臨分手時,他用枯枝在雪地上留下了自己的名字:“銘昌”。這是他寫作時的筆名,而她幼時的乳名正喚作“芮瑩”,由此,芮瑩把與銘昌的相識便理所當然地歸與一種前定的緣分!
周末,室友們各奔其約,剩下芮瑩一個人,躲在床簾裏翻看舊日的一些照片,那都是健還在芮瑩身邊,還沒有畢業去南方闖蕩的時候留下的。
床的那頭是一隻靜默的吉他,很久沒有人去彈它了,窗外不知什麼時候竟淅淅瀝瀝地下起了雨;隔壁的樓道裏飄來美麗的“校園民謠”,一聽,便知道是銘昌寫得歌詞:
你知不知道思念一個人的滋味/就像喝了一杯冰冷的水/然後用很長很長的時間/一顆一顆流成熱淚/你知不知道忘掉一個人的滋味/就像欣賞一種殘酷的美/然後用越來越小的聲音/告訴自己堅強麵對。
你知不知道寂寞的滋味/寂寞是因為思念誰……
不覺中有一顆熱淚滴落在照片中的健的臉上。如果不出去散散步,芮瑩想她會悶死在那小樓上的。或是淚盡,或是心碎而死。

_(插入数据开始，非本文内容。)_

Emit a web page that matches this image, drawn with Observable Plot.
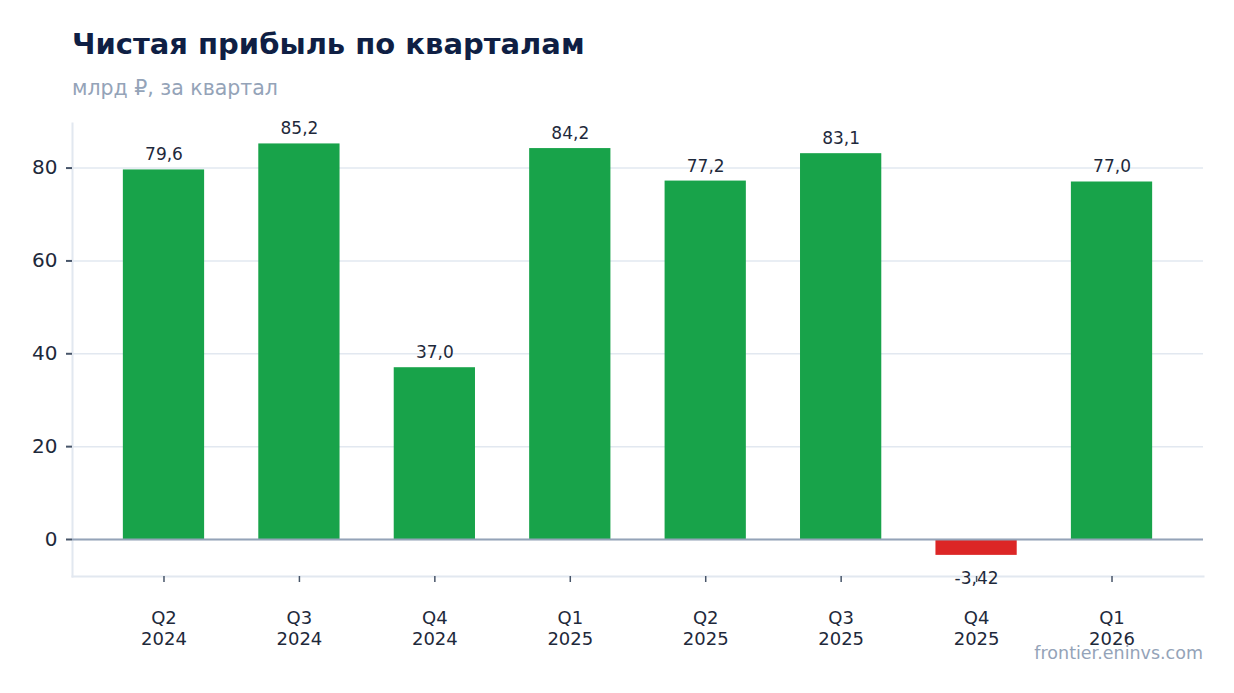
<!DOCTYPE html>
<html>
<head>
<meta charset="utf-8">
<script src="https://cdn.jsdelivr.net/npm/d3@7"></script>
<script src="https://cdn.jsdelivr.net/npm/@observablehq/plot@0.6"></script>
<style>
  html, body { margin: 0; padding: 0; background: #fff; }
  #wrap { position: relative; width: 1234px; height: 693px; font-family: "DejaVu Sans", sans-serif; }
  #title { position: absolute; left: 72px; top: 26px; font-size: 29px; line-height: 36px; font-weight: bold; color: #0f1f44; white-space: nowrap; }
  #subtitle { position: absolute; left: 72px; top: 76px; font-size: 20.5px; line-height: 24px; color: #94a3b8; white-space: nowrap; }
  #caption { position: absolute; right: 31px; top: 642px; font-size: 17.5px; line-height: 22px; color: #94a3b8; white-space: nowrap; }
  #chart { position: absolute; left: 0; top: 0; }
</style>
</head>
<body>
<div id="wrap">
  <div id="chart"></div>
  <div id="title">Чистая прибыль по кварталам</div>
  <div id="subtitle">млрд ₽, за квартал</div>
  <div id="caption">frontier.eninvs.com</div>
</div>
<script>
const quarters = ["Q2", "Q3", "Q4", "Q1", "Q2", "Q3", "Q4", "Q1"];
const years = ["2024", "2024", "2024", "2025", "2025", "2025", "2025", "2026"];
const profit = [79.6, 85.2, 37.0, 84.2, 77.2, 83.1, -3.42, 77.0];
const yTicks = [0, 20, 40, 60, 80];

const data = quarters.map((q, i) => ({ period: q + "\n" + years[i], value: profit[i] }));
const order = data.map(d => d.period);
const fmt = v => (Math.abs(v) < 10 ? v.toFixed(2) : v.toFixed(1)).replace(".", ",");

const chart = Plot.plot({
  width: 1234,
  height: 693,
  marginLeft: 72,
  marginRight: 31,
  marginTop: 123,
  marginBottom: 117,
  style: { fontFamily: "DejaVu Sans, sans-serif", background: "transparent", color: "#1e293b" },
  x: { domain: order, paddingInner: 0.4, paddingOuter: 0.3755, round: false, label: null },
  y: { domain: [-7.97, 89.6], label: null },
  marks: [
    Plot.frame({ anchor: "left", stroke: "#e2e8f0", strokeWidth: 2 }),
    Plot.frame({ anchor: "bottom", stroke: "#e2e8f0", strokeWidth: 2 }),
    Plot.gridY(yTicks, { stroke: "#e2e8f0", strokeOpacity: 1, strokeWidth: 1.5 }),
    Plot.barY(data, {
      x: "period", y: "value",
      fill: d => d.value < 0 ? "#dc2626" : "#18a34a"
    }),
    Plot.ruleY([0], { stroke: "#94a3b8", strokeWidth: 2 }),
    Plot.text(data.filter(d => d.value >= 0), {
      x: "period", y: "value", text: d => fmt(d.value),
      dy: -15, fontSize: 17, fill: "#1e293b"
    }),
    Plot.text(data.filter(d => d.value < 0), {
      x: "period", y: "value", text: d => fmt(d.value),
      dy: 23, fontSize: 17, fill: "#1e293b"
    }),
    Plot.axisY({ ticks: yTicks, tickSize: 6, tickPadding: 9, fontSize: 20, stroke: "#475569", strokeWidth: 2, fill: "#1e293b" }),
    Plot.axisX({ tickSize: 6, tickPadding: 27, fontSize: 18, lineHeight: 1.15, stroke: "#475569", strokeWidth: 1.5, fill: "#1e293b" })
  ]
});
document.getElementById("chart").appendChild(chart);
</script>
</body>
</html>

在通往北門的林蔭道上,芮瑩竟與晚歸的銘昌不期而遇。他的臉色異常疲憊,眼裏有一絲掩飾不住的憂鬱。芮瑩陪他去附近的小店裏吃飯。
“周末也這麼忙?”芮瑩一邊喝著酷兒一邊問。
“沒法,我必須這樣做。命運不允許我過那種閑適雅致的大學生活,我命中注定要顛沛流離……”銘昌語重心長地說。
那晚,芮瑩第一次聽銘昌談及他的一輩子在黃土地的田園裏操勞的養父和養母;第一次聽他說起那個美麗的幾年前死於疾病的小妹妹;第一次知道他在生意場上與學業上的辛酸苦辣。
對於一個二十來歲的年齡卻擁有三、四十歲的人生經曆的人來說,是福?是禍?
接下來的一個月裏,因為忙於應付期中考試,銘昌還是忙學業、生意,他是一個都不會放棄的,漸漸的彼此往來少了。但是偶爾碰上,一定是極開心的。直到現在芮瑩仍很感激在那些暗淡的日子,銘昌所給予芮瑩的一切,那大哥般的微笑,永遠是芮瑩“冬日的陽光”。
那一年的情人節,恰巧是大年三十。芮瑩同時收到兩束寄自南方的玫瑰,那支紅豔豔的是健的,那支黃燦燦的署名是銘昌。那一刻,芮瑩是天底下最富有的人,因為芮瑩擁有最美麗的愛情和友情。
芮瑩含著淚親吻那兩支嬌豔欲滴的玫瑰,芮瑩多麼希望,那紅的永遠是紅的,黃的永遠是黃的……
清明過後就是芮瑩的生日。聽著電話裏熟悉的聲音,竟嗚咽著不能話語。
“收到我的禮物了嗎?芮瑩,別忘了我們的‘公司’喔?”總是這樣積極、樂觀、充滿生機和活力。銘昌那樣努力不過是為了日後擁有一家自己的“公司”。